Fani affronta a sua volta durante il film la sua personale discesa all’inferno, abbandonata a se stessa dalla “società” che la circonda, si troverà sostenuta solo dalla sorella e, tardivamente, dalla madre di Franz. Eppure è un amore che si trasforma via via in fede che la tiene in piedi e la aiuta ad accettare il destino inevitabile che attende il marito. Fani è di fatto la figura più umana che ci presenta Malick, quella che più si avvicina a chi vuole credere, ma la cui fede non è granitica, il cui amore è solo umano anche se, alla fine, inscalfibile.
A hidden life è un film che ci mostra un profeta mancato, un Cristo senza apostoli.
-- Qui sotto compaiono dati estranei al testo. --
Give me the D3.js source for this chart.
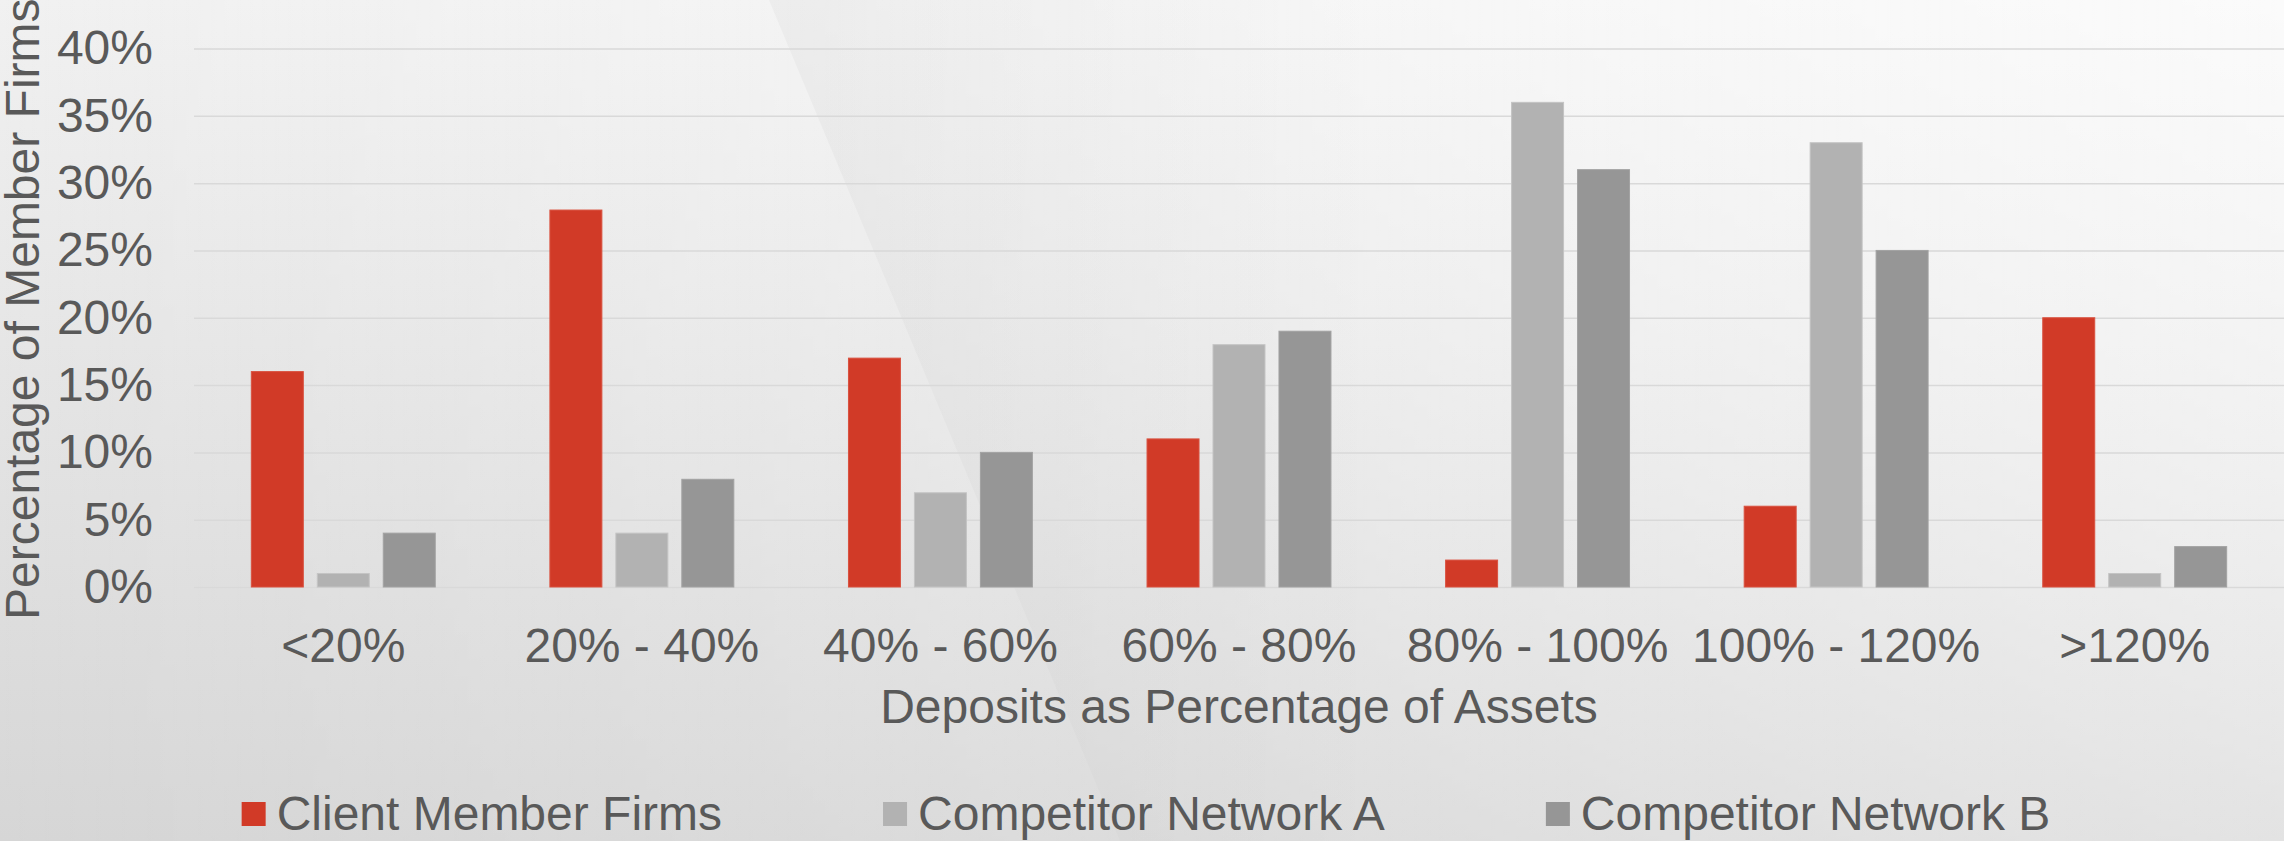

Nei dialoghi fra Franz e l’autorità, condannata tutta senza appello, e rappresentata di volta in volta dal prete del Paese, dal vescovo, dal Sindaco del villaggio e infine dal comandante nazista ciò che gli viene insistentemente chiesto è “ a chi giova questo?”, più volte gli viene ripetuto che nessuno alla fine saprà del suo sacrificio e ci sfiora il sospetto che anche per Malick il paradiso sembri non arrivare oltre le cime delle montagne con cui decide di aprire e chiudere il film. Tuttavia la pellicola parla attraverso l’Esempio e ricerca platealmente l’identificazione del pubblico, attraverso l’uso della soggettiva, almeno in due passaggi: veniamo picchiati in carcere con Franz per aver donato il nostro pranzo e affrontiamo la terrificante immagine di quella ghigliottina che ci attende oltre ad una tenda nera sul finale del film.
Potremmo essere noi quegli apostoli chiamati a rispondere alla domanda essenziale e quanto mai attuale “conoscendo il giusto, riusciremmo a perseguirlo a qualcunque costo”? Una domanda che rimane senza risposta. Resta la speranza, venata di amarezza, nella rappresentazione del cordolio di contadini immobili in mezzo alle spighe mentre le campane di Radegund suonano a lutto per la morte di Franz. Ma è nella morte che si diviene esempio. Solo nella morte, forse, la speranza di potersi ritrovare in un luogo migliore in mezzo alla natura.